How do you maintain the appropriate space and authority to make those kinds of decisions when you're signing on to quasi-constitutional documents that are narrowing the scope to a very limited conversation about the rights of investors, when those decisions have very clear and far-reaching implications on other issues?
I realize that's a long question, and it's taken up a lot of my time, but if you could begin to hazard an answer, Mr. Appleton, I would appreciate that.
:
Thank you very much for your question.
I don't have any specific statistics on SMEs. We would also have to agree on a clear definition of what constitutes an SME. I think that's a problematic unknown in the system right now.
I personally know a very small contractor that has a dispute with Venezuela and simply doesn't have the resources to arbitrate the matter again; the cost to do so would be completely disproportionate to the matter in issue. Since Venezuela offered him no domestic remedy, he turned to Ottawa for some good old diplomatic protection, which was denied him on the ground that there's a treaty in place. Ottawa has washed its hands of the matter. It's a real problem.
The problem has even been noticed by the Court of Justice of the European Union, which issued an opinion on CETA's compliance with the European Union's law to the effect that its law includes a right of access to a tribunal. Access to justice is therefore a guaranteed right. Relying on the guarantees given, the Court of Justice determined that the right of access to arbitration justice would be violated if nothing were done for SMEs. Canada and the European Union have promised in joint declarations to improve access to arbitration Justice.

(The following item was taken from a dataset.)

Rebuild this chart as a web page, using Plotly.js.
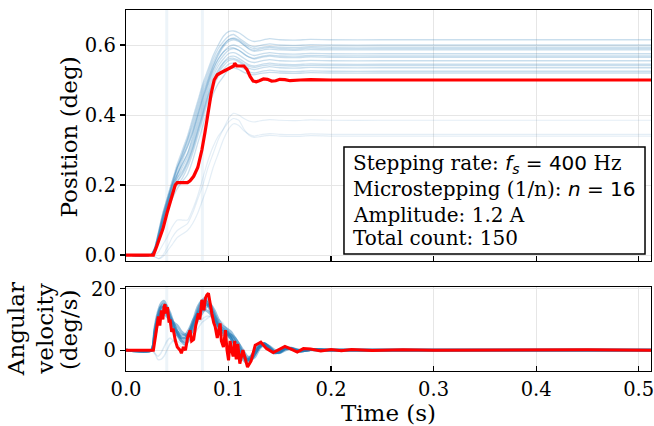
<!DOCTYPE html>
<html><head><meta charset="utf-8">
<script src="https://cdn.plot.ly/plotly-3.0.1.min.js"></script>
<style>body{margin:0;padding:0;background:#fff}#chart{width:654px;height:426px}</style>
</head><body><div id="chart"></div>
<script>
// ---------- Position (deg): blue runs on common time grid ----------
const tPos = [0,0.024,0.028,0.032,0.036,0.04,0.045,0.05,0.055,0.06,0.065,0.07,0.075,0.08,0.085,0.09,0.095,0.1,0.105,0.11,0.115,0.12,0.125,0.13,0.14,0.15,0.165,0.18,0.2,0.25,0.3,0.4,0.512];
const pos1 = [0,0,0.02,0.07,0.12,0.16,0.21,0.26,0.30,0.34,0.39,0.44,0.49,0.53,0.57,0.60,0.625,0.638,0.64,0.635,0.625,0.615,0.61,0.612,0.618,0.615,0.614,0.616,0.615,0.615,0.615,0.615,0.615];
const pos2 = [0,0,0.015,0.06,0.11,0.15,0.2,0.25,0.29,0.33,0.38,0.43,0.48,0.52,0.56,0.59,0.61,0.625,0.63,0.62,0.61,0.6,0.595,0.598,0.603,0.6,0.599,0.601,0.6,0.6,0.6,0.6,0.6];
const pos3 = [0,0,0.02,0.065,0.115,0.155,0.2,0.24,0.28,0.32,0.36,0.41,0.46,0.5,0.54,0.57,0.595,0.61,0.615,0.61,0.6,0.59,0.585,0.588,0.593,0.59,0.589,0.591,0.59,0.59,0.59,0.59,0.59];
const pos4 = [0,0,0.015,0.055,0.1,0.14,0.19,0.23,0.27,0.31,0.35,0.4,0.45,0.49,0.53,0.56,0.58,0.595,0.6,0.595,0.585,0.575,0.57,0.573,0.578,0.575,0.574,0.576,0.575,0.575,0.575,0.575,0.575];
const pos5 = [0,0,0.02,0.06,0.11,0.15,0.2,0.23,0.26,0.29,0.33,0.38,0.43,0.48,0.52,0.55,0.57,0.585,0.59,0.585,0.575,0.565,0.56,0.563,0.568,0.565,0.564,0.566,0.565,0.565,0.565,0.565,0.565];
const pos6 = [0,0,0.01,0.05,0.1,0.14,0.18,0.22,0.25,0.28,0.32,0.37,0.42,0.47,0.51,0.54,0.56,0.575,0.578,0.572,0.562,0.553,0.55,0.553,0.558,0.555,0.554,0.556,0.555,0.555,0.555,0.555,0.555];
const pos7 = [0,0,0.015,0.055,0.1,0.14,0.19,0.22,0.24,0.27,0.31,0.36,0.41,0.46,0.5,0.53,0.55,0.565,0.568,0.562,0.552,0.543,0.54,0.543,0.548,0.545,0.544,0.546,0.545,0.545,0.545,0.545,0.545];
const pos8 = [0,0,0.01,0.045,0.09,0.13,0.18,0.21,0.23,0.26,0.3,0.35,0.4,0.45,0.49,0.52,0.54,0.555,0.558,0.552,0.542,0.533,0.53,0.533,0.538,0.535,0.534,0.536,0.535,0.535,0.535,0.535,0.535];
const pos9 = [0,0,0.01,0.05,0.095,0.135,0.18,0.2,0.22,0.25,0.29,0.34,0.39,0.44,0.48,0.51,0.53,0.545,0.548,0.542,0.532,0.523,0.52,0.523,0.528,0.525,0.524,0.526,0.525,0.525,0.525,0.525,0.525];
const pos10 = [0,0,0.01,0.04,0.08,0.12,0.16,0.19,0.21,0.23,0.27,0.32,0.37,0.42,0.46,0.49,0.51,0.53,0.535,0.53,0.522,0.517,0.515,0.518,0.522,0.52,0.519,0.521,0.52,0.52,0.52,0.52,0.52];
const pos11 = [0,0,0.02,0.065,0.11,0.15,0.2,0.25,0.28,0.31,0.35,0.4,0.45,0.5,0.54,0.575,0.6,0.615,0.62,0.615,0.605,0.595,0.59,0.592,0.596,0.594,0.593,0.595,0.594,0.594,0.594,0.594,0.594];
const pos12 = [0,0,0.015,0.055,0.105,0.145,0.19,0.23,0.26,0.29,0.34,0.39,0.44,0.49,0.53,0.56,0.58,0.59,0.592,0.585,0.574,0.566,0.562,0.566,0.571,0.569,0.568,0.57,0.569,0.569,0.569,0.569,0.569];
const pos13 = [0,0,0.015,0.05,0.095,0.135,0.18,0.21,0.235,0.265,0.305,0.355,0.405,0.455,0.495,0.525,0.548,0.56,0.562,0.556,0.546,0.539,0.536,0.539,0.543,0.541,0.54,0.542,0.541,0.541,0.541,0.541,0.541];
const pos14 = [0,0,0.02,0.07,0.12,0.16,0.21,0.25,0.29,0.33,0.37,0.42,0.47,0.51,0.55,0.58,0.6,0.615,0.618,0.612,0.6,0.588,0.582,0.584,0.588,0.586,0.585,0.587,0.586,0.586,0.586,0.586,0.586];
const posLow1 = [0,0,-0.005,-0.01,0,0.02,0.05,0.07,0.08,0.09,0.12,0.16,0.2,0.25,0.29,0.33,0.36,0.39,0.405,0.4,0.39,0.383,0.38,0.383,0.387,0.385,0.384,0.386,0.385,0.385,0.385,0.385,0.385];
const posLow2 = [0,0,-0.005,-0.01,-0.005,0.01,0.03,0.05,0.06,0.07,0.09,0.12,0.16,0.2,0.25,0.29,0.33,0.36,0.375,0.37,0.355,0.345,0.34,0.343,0.347,0.345,0.344,0.346,0.345,0.345,0.345,0.345,0.345];
const posLow3 = [0,0,0,0.01,0.03,0.05,0.08,0.1,0.1,0.1,0.13,0.17,0.22,0.27,0.31,0.34,0.36,0.38,0.39,0.385,0.36,0.342,0.336,0.338,0.342,0.34,0.339,0.341,0.34,0.34,0.34,0.34,0.34];
const bluePosMain = [pos1,pos2,pos3,pos4,pos5,pos6,pos7,pos8,pos9,pos10,pos11,pos12,pos13,pos14];
const bluePosLow = [posLow1,posLow2,posLow3];

// ---------- Position: red mean ----------
const tRedPos = [0,0.0267,0.03,0.033,0.036,0.04,0.043,0.046,0.048,0.05,0.055,0.06,0.0625,0.066,0.07,0.074,0.077,0.08,0.083,0.086,0.089,0.092,0.095,0.098,0.1,0.103,0.105,0.106,0.108,0.112,0.115,0.118,0.121,0.124,0.127,0.13,0.134,0.138,0.142,0.146,0.15,0.155,0.16,0.17,0.18,0.2,0.25,0.3,0.4,0.512];
const redPos = [0,0,0.025,0.05,0.075,0.12,0.15,0.18,0.2,0.207,0.206,0.207,0.212,0.225,0.25,0.3,0.35,0.41,0.46,0.5,0.515,0.52,0.525,0.53,0.533,0.537,0.54,0.548,0.54,0.54,0.54,0.53,0.51,0.497,0.495,0.498,0.503,0.502,0.497,0.498,0.502,0.501,0.498,0.5,0.501,0.5,0.5,0.5,0.5,0.5];

// ---------- Angular velocity (deg/s): blue runs ----------
const tVel = [0,0.025,0.028,0.031,0.034,0.037,0.04,0.043,0.046,0.05,0.054,0.058,0.062,0.066,0.07,0.074,0.078,0.082,0.086,0.09,0.094,0.098,0.102,0.106,0.11,0.114,0.118,0.122,0.126,0.13,0.135,0.14,0.145,0.15,0.155,0.16,0.17,0.18,0.2,0.25,0.3,0.4,0.512];
const vel1 = [0,0,5,10,13,14,13,11,9,6,4,4,6,9,12,14,15,14,11,8,6,5,4,2,0,-2,-3,-2,0,1.5,2,0.5,-0.8,-0.5,0.6,0.6,-0.3,0.2,0,0,0,0,0];
const vel2 = [0,0,6,11,14,15,14,12,9,6,3,2,4,8,12,15,16,14,11,8,6,6,5,3,1,-1,-3,-3,-1,1,2,1,-0.5,-0.8,0.4,0.7,-0.2,0.2,0,0,0,0,0];
const vel3 = [0,0,4,9,12,13,12,10,8,6,5,5,7,10,12,13,13,12,10,8,7,6,4,1,-1,-3,-4,-2,0,2,2,0,-1,-0.3,0.8,0.4,-0.4,0.2,0,0,0,0,0];
const vel4 = [0,0,7,12,15,16,14,11,8,5,3,3,6,10,14,16,16,13,10,7,5,5,5,4,2,0,-2,-3,-2,0.5,2,1.2,0,-0.8,0,0.6,0,0.1,0,0,0,0,0];
const vel5 = [0,0,5,10,12,12,11,10,9,8,6,5,5,7,10,12,14,15,13,10,8,7,6,4,2,-1,-3,-3,-1,1,2.2,0.8,-0.6,-0.6,0.5,0.6,-0.3,0.2,0,0,0,0,0];
const vel6 = [0,0,6,11,14,14,12,9,7,5,4,4,6,9,13,16,17,15,12,9,7,6,4,2,0,-2,-3.5,-3,-1,1.2,2.2,0.7,-0.7,-0.6,0.5,0.6,-0.3,0.2,0,0,0,0,0];
const velLow1 = [0,0,-1,-2,-1,1,3,4,3,2,1,2,5,8,9,10,11,11,10,9,8,7,5,3,1,-1,-2,-2,-1,0.5,1.2,0.5,-0.4,-0.4,0.3,0.3,-0.2,0.1,0,0,0,0,0];
const velLow2 = [0,0,-1,-3,-3,-2,0,2,3,3,2,2,3,5,7,9,10,11,11,10,9,7,5,2,0,-2,-3,-2,-0.5,0.8,1.5,0.5,-0.5,-0.3,0.4,0.3,-0.2,0.1,0,0,0,0,0];
const blueVelMain = [vel1,vel2,vel3,vel4,vel5,vel6];
const blueVelLow = [velLow1,velLow2];

// ---------- Angular velocity: red mean ----------
const tRedVel = [0,0.0267,0.029,0.0316,0.033,0.0345,0.036,0.037,0.038,0.039,0.0405,0.042,0.043,0.0445,0.046,0.048,0.05,0.0527,0.054,0.056,0.058,0.06,0.0625,0.064,0.066,0.068,0.0706,0.072,0.074,0.076,0.0775,0.0788,0.0804,0.082,0.0837,0.0855,0.087,0.089,0.0905,0.0918,0.093,0.095,0.097,0.0985,0.1,0.1015,0.103,0.1045,0.106,0.1075,0.109,0.111,0.114,0.1185,0.122,0.126,0.1315,0.137,0.1436,0.149,0.155,0.161,0.167,0.173,0.18,0.19,0.2,0.21,0.22,0.24,0.27,0.3,0.35,0.4,0.45,0.512];
const redVel = [0,0,5,11,8,13,10,14,15,12,14,9,10,6,7,3.3,1,0,-1,1,0,4,6.5,3,3.5,8,12,10,16.4,13,17,18,18.6,15,12,9,7.6,4,6,8.7,3,1,6.5,0,-3.3,3,0,-2,3,-3,2,-4.4,0,-5.5,-3.5,1.6,2.6,0.5,-0.8,0.2,1.2,0.3,-0.6,0.5,0.4,-0.3,0.2,-0.2,0.2,-0.1,0.1,0,0.1,0,0.1,0];

// faint vertical marks present in the reference
const markTimes = [0.0397, 0.0745];

// text
const boxLines = [
  'Stepping rate: <span style="font-family:DejaVu Sans"><i>f<sub>s</sub></i> = 400</span> Hz',
  'Microstepping (1/n): <span style="font-family:DejaVu Sans"><i>n</i> = 16</span>',
  'Amplitude: 1.2 A',
  'Total count: 150'
];
const posTitle = 'Position (deg)';
const velTitleLines = ['Angular', 'velocity', '(deg/s)'];
const timeTitle = 'Time (s)';

// ---------- build ----------
const traces = [];
const addSet = (sets, tx, xa, ya, color, w) => sets.forEach(v => traces.push({x: tx, y: v, xaxis: xa, yaxis: ya, mode:'lines', line:{color: color, width: w, shape:'spline', smoothing:0.6}, hoverinfo:'skip', showlegend:false}));
addSet(bluePosMain, tPos, 'x', 'y', 'rgba(31,119,180,0.24)', 1.3);
addSet(bluePosLow, tPos, 'x', 'y', 'rgba(31,119,180,0.12)', 1.2);
addSet(blueVelMain, tVel, 'x2', 'y2', 'rgba(31,119,180,0.45)', 2.8);
addSet(blueVelLow, tVel, 'x2', 'y2', 'rgba(31,119,180,0.15)', 1.5);
traces.push({x: tRedPos, y: redPos, xaxis:'x', yaxis:'y', mode:'lines', line:{color:'#ff0000', width:3.2}, showlegend:false});
traces.push({x: tRedVel, y: redVel, xaxis:'x2', yaxis:'y2', mode:'lines', line:{color:'#ff0000', width:3}, showlegend:false});

const serif = 'DejaVu Serif, serif';
const tickVals = [0,0.1,0.2,0.3,0.4,0.5];
const tickText = ['0.0','0.1','0.2','0.3','0.4','0.5'];
const tickSize = 19.5, titleSize = 23, boxSize = 20;
const common = {showline:true, mirror:true, linecolor:'#000', linewidth:1.3, showgrid:true, gridcolor:'#e6e6e6', gridwidth:1, zeroline:false, tickfont:{family:serif, size:tickSize, color:'#000'}, tickcolor:'#000', ticklen:5, tickwidth:1.2, ticklabeloverflow:'allow'};

const shapes = [];
markTimes.forEach(t => {
  shapes.push({type:'line', xref:'x', yref:'y domain', x0:t, x1:t, y0:0, y1:1, line:{color:'rgba(31,119,180,0.08)', width:3}, layer:'below'});
  shapes.push({type:'line', xref:'x2', yref:'y2 domain', x0:t, x1:t, y0:0, y1:1, line:{color:'rgba(31,119,180,0.08)', width:3}, layer:'below'});
});
shapes.push({type:'rect', xref:'paper', yref:'paper', x0:0.4152, x1:0.9886, y0:0.3241, y1:0.6205, line:{color:'#000', width:1.5}, fillcolor:'#fff', layer:'above'});

const boxY = [0.574, 0.504, 0.433, 0.369];
const annotations = boxLines.map((s,i) => ({xref:'paper', yref:'paper', x:0.428, y:boxY[i], xanchor:'left', yanchor:'middle', text:s, showarrow:false, font:{family:serif, size:boxSize, color:'#000'}}));
const velTitleX = [-0.2095, -0.1533, -0.1086];
velTitleLines.forEach((s,i) => annotations.push({xref:'paper', yref:'paper', x:velTitleX[i], y:0.116, xanchor:'center', yanchor:'middle', textangle:-90, text:s, showarrow:false, font:{family:serif, size:titleSize, color:'#000'}}));
annotations.push({xref:'paper', yref:'paper', x:-0.1067, y:0.6496, xanchor:'center', yanchor:'middle', textangle:-90, text:posTitle, showarrow:false, font:{family:serif, size:titleSize, color:'#000'}});

const layout = {
  width:654, height:426,
  margin:{l:126, r:3, t:10, b:55},
  paper_bgcolor:'#fff', plot_bgcolor:'#fff',
  font:{family:serif, color:'#000'},
  xaxis: Object.assign({}, common, {domain:[0,1], anchor:'y', range:[0,0.512], tickvals:tickVals, ticktext:tickText, showticklabels:false, ticks:'inside'}),
  yaxis: Object.assign({}, common, {domain:[0.3047,1], anchor:'x', range:[-0.017,0.70], tickvals:[0,0.2,0.4,0.6], ticktext:['0.0','0.2','0.4','0.6'], ticks:'outside'}),
  xaxis2: Object.assign({}, common, {domain:[0,1], anchor:'y2', range:[0,0.512], tickvals:tickVals, ticktext:tickText, ticks:'inside', title:{text:timeTitle, font:{family:serif, size:titleSize, color:'#000'}}}),
  yaxis2: Object.assign({}, common, {domain:[0,0.2327], anchor:'x2', range:[-6.8,20.6], tickvals:[0,20], ticktext:['0','20'], ticks:'outside'}),
  shapes: shapes,
  annotations: annotations
};
Plotly.newPlot('chart', traces, layout, {staticPlot:true, displayModeBar:false});
</script></body></html>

This is a subject that might be of interest to you. I had planned to discuss it with you but didn't have the time to do so. I think it's really a concern. However, I unfortunately don't have any statistics on the subject.
I'm not an economist, but one thing is certain: Brazil is an excellent example of a country where foreign investments are made despite the absence of a treaty providing for ISDS. Would there be more investment in Brazil if it had a treaty providing for ISDS? No one knows.
I'm one of those people who say that the benefit of ISDS isn't that it attracts foreign capital. I think that's one of the factors that influence a business decision, but the decision to make foreign investments is based on many factors, including an assessment of potential return. ISDS of course reassures investors. However, I don't think Americans will suddenly stop investing in Canada.
I don't think we'll necessarily run into an economic wall if we don't have ISDS. The most important aspect is the depoliticization of dispute settlement.